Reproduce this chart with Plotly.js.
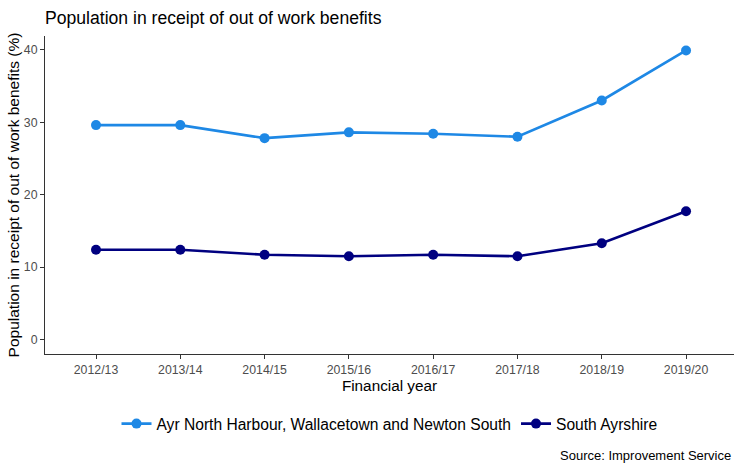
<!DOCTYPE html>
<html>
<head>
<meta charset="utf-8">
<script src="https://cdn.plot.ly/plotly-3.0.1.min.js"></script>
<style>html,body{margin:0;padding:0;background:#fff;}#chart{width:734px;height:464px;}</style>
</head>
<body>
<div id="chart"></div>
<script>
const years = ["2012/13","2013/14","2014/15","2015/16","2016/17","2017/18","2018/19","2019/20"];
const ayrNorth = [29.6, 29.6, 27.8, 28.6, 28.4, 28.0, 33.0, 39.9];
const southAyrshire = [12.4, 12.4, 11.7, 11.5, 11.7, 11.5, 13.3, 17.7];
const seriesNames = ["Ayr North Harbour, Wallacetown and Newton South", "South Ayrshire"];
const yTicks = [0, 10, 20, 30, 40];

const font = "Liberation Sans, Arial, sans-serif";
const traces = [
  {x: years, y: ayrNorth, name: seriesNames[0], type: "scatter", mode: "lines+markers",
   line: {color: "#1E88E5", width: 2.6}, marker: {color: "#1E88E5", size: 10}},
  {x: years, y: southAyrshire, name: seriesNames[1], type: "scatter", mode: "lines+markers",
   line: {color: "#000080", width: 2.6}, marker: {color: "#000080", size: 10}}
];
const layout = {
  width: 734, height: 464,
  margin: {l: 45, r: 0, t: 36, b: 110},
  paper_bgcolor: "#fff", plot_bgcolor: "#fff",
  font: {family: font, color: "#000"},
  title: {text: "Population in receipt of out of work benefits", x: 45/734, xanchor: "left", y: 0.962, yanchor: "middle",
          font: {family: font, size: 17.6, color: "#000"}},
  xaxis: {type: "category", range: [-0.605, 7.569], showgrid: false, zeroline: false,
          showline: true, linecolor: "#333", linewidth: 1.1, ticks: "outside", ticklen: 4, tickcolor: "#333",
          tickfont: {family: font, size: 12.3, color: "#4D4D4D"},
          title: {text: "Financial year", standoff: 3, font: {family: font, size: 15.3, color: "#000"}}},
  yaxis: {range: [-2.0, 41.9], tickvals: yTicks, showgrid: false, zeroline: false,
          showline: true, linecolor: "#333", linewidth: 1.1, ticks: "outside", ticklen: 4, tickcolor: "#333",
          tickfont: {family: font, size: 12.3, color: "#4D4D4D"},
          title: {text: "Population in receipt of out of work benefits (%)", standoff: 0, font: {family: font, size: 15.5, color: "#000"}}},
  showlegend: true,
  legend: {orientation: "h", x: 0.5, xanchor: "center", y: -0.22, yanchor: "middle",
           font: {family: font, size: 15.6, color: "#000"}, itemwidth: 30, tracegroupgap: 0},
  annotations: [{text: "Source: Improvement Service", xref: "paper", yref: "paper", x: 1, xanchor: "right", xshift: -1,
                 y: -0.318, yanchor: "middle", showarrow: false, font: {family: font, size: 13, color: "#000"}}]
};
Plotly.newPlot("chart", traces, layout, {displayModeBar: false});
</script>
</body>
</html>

━━━━━━━━━━━━━━━━━━━━

Sift the material for lines with the string "chart". Copy each one found.

Reproduce this chart with Plotly.js.
<style>html,body{margin:0;padding:0;background:#fff;}#chart{width:734px;height:464px;}</style>
<div id="chart"></div>
Plotly.newPlot("chart", traces, layout, {displayModeBar: false});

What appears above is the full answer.